GOAL:
Set down word for word the lines running from the line with "Convert this diagram to TikZ code." to the line with "(f4) at (838,485)", ends included. Skip every picture.

RECORD SET:
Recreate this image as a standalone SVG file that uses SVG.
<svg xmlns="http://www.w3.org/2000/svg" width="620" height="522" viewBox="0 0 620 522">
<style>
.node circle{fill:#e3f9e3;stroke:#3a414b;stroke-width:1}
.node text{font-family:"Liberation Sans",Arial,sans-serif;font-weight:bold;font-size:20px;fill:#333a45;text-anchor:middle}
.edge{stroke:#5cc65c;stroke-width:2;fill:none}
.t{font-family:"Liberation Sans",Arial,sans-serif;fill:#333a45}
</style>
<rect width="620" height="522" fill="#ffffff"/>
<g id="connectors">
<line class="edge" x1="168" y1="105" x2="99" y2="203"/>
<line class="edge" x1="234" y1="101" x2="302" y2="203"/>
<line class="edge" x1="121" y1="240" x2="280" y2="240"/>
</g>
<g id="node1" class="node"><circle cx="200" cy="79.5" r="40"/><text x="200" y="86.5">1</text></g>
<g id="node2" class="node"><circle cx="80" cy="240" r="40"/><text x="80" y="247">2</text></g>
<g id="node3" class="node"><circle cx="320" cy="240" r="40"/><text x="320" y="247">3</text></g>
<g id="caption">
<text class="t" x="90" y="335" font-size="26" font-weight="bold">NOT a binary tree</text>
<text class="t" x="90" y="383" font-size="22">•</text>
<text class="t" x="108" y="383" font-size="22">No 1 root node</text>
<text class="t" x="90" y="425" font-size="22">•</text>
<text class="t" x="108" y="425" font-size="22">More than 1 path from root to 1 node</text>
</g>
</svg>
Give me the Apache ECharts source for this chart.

--

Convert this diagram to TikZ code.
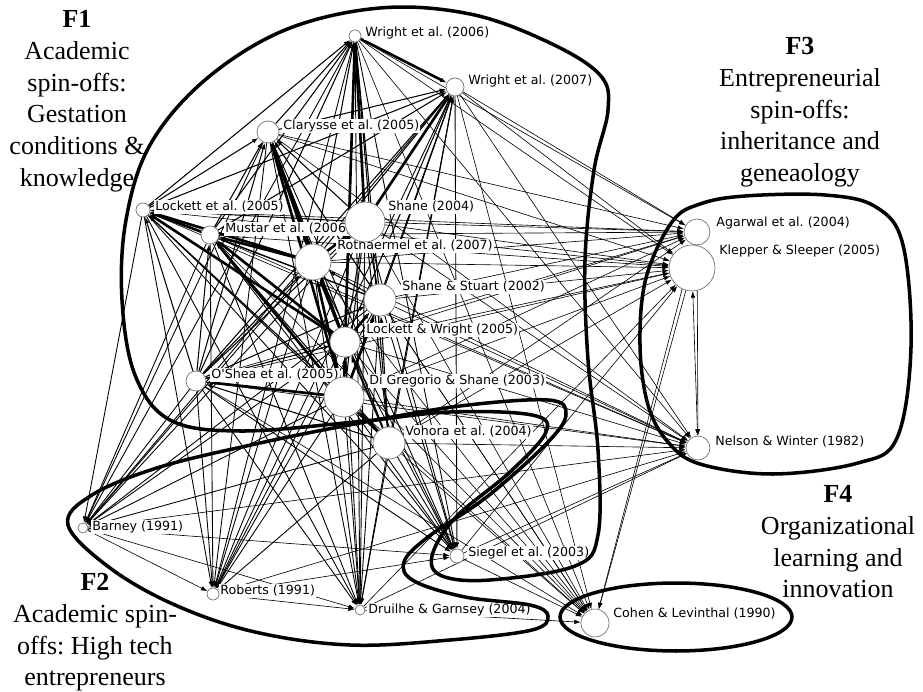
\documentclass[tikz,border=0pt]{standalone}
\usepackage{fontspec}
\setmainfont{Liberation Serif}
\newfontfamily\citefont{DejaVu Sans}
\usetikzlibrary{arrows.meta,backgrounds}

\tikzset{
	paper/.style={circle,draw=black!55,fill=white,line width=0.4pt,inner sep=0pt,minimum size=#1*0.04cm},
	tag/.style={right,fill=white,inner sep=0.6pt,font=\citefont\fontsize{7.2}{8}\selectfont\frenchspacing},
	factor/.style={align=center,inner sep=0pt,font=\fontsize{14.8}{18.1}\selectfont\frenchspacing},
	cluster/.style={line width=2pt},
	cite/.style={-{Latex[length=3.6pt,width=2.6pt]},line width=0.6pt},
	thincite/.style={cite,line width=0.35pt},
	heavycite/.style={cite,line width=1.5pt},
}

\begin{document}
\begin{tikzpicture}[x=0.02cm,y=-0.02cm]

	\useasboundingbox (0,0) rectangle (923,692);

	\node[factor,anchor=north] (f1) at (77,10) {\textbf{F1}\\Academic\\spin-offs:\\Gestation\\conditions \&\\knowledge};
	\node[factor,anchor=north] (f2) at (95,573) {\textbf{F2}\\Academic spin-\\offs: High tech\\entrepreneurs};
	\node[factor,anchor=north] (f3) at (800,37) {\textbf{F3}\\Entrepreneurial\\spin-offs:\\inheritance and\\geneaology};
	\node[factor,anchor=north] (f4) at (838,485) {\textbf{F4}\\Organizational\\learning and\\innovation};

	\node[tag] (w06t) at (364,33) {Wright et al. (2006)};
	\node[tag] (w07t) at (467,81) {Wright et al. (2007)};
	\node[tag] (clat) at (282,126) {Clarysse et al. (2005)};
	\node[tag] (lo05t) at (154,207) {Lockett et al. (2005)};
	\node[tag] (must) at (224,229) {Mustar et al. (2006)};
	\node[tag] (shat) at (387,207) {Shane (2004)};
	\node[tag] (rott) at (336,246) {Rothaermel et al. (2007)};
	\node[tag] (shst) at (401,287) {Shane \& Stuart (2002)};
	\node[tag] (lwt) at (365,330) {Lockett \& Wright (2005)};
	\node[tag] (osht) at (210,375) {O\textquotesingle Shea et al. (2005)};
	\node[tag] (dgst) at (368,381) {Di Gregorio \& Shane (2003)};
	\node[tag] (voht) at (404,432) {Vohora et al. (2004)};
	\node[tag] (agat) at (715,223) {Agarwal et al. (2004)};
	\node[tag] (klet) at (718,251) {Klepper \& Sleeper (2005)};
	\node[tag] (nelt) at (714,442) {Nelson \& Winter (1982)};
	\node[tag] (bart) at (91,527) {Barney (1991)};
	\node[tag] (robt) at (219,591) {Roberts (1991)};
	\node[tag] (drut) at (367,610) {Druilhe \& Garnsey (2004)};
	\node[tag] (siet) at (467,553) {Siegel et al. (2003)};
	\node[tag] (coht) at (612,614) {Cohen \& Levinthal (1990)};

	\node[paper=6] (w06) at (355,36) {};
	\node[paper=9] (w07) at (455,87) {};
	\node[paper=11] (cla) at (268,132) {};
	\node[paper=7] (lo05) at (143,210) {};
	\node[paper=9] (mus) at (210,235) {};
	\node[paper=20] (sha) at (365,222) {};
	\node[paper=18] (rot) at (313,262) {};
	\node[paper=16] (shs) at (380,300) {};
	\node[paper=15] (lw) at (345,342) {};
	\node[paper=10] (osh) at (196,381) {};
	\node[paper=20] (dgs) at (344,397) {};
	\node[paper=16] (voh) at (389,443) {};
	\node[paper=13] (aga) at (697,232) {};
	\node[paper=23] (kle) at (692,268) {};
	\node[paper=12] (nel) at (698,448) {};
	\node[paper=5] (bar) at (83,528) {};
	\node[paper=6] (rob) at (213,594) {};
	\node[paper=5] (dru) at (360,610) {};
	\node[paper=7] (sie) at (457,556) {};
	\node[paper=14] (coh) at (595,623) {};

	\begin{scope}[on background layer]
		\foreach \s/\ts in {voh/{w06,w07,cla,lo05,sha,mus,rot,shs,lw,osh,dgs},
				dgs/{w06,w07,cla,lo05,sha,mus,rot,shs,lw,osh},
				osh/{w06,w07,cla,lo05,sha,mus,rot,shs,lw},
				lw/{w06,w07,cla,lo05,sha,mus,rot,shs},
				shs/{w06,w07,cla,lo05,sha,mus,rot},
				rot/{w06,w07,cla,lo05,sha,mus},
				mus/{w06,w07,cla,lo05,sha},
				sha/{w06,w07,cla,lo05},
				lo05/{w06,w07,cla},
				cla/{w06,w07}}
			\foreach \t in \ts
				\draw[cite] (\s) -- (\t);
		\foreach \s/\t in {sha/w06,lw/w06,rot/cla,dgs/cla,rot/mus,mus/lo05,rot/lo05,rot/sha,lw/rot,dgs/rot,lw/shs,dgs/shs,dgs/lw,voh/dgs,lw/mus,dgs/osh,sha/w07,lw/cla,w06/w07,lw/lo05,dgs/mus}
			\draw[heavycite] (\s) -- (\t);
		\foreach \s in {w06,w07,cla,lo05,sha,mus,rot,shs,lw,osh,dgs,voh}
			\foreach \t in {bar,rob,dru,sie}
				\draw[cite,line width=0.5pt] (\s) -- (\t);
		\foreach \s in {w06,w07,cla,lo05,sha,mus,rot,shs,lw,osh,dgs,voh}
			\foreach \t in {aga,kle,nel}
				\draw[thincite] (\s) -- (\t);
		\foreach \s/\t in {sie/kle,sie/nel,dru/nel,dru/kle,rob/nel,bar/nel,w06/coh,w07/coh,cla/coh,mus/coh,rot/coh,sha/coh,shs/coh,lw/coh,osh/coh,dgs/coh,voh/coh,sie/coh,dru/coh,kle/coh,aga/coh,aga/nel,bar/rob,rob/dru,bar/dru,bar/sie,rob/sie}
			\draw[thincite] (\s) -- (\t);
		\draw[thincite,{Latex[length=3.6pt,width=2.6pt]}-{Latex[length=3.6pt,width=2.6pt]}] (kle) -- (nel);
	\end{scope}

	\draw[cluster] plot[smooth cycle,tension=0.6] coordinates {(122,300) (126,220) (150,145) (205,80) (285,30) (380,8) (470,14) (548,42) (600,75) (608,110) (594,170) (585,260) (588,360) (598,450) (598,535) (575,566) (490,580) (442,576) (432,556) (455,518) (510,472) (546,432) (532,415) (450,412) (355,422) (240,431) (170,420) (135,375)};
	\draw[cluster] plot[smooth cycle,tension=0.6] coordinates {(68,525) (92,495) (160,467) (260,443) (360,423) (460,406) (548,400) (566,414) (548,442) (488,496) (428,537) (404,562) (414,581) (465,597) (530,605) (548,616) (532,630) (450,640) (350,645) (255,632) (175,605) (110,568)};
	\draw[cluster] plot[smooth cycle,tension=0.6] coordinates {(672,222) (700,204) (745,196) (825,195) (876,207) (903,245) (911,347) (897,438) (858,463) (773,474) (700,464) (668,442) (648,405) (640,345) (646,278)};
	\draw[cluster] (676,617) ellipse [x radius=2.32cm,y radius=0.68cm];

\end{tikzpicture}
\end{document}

WRITTEN REPLY:
Convert this diagram to TikZ code.
\documentclass[tikz,border=0pt]{standalone}
\usepackage{fontspec}
\setmainfont{Liberation Serif}
\newfontfamily\citefont{DejaVu Sans}
\usetikzlibrary{arrows.meta,backgrounds}

\tikzset{
	paper/.style={circle,draw=black!55,fill=white,line width=0.4pt,inner sep=0pt,minimum size=#1*0.04cm},
	tag/.style={right,fill=white,inner sep=0.6pt,font=\citefont\fontsize{7.2}{8}\selectfont\frenchspacing},
	factor/.style={align=center,inner sep=0pt,font=\fontsize{14.8}{18.1}\selectfont\frenchspacing},
	cluster/.style={line width=2pt},
	cite/.style={-{Latex[length=3.6pt,width=2.6pt]},line width=0.6pt},
	thincite/.style={cite,line width=0.35pt},
	heavycite/.style={cite,line width=1.5pt},
}

\begin{document}
\begin{tikzpicture}[x=0.02cm,y=-0.02cm]

	\useasboundingbox (0,0) rectangle (923,692);

	\node[factor,anchor=north] (f1) at (77,10) {\textbf{F1}\\Academic\\spin-offs:\\Gestation\\conditions \&\\knowledge};
	\node[factor,anchor=north] (f2) at (95,573) {\textbf{F2}\\Academic spin-\\offs: High tech\\entrepreneurs};
	\node[factor,anchor=north] (f3) at (800,37) {\textbf{F3}\\Entrepreneurial\\spin-offs:\\inheritance and\\geneaology};
	\node[factor,anchor=north] (f4) at (838,485) {\textbf{F4}\\Organizational\\learning and\\innovation};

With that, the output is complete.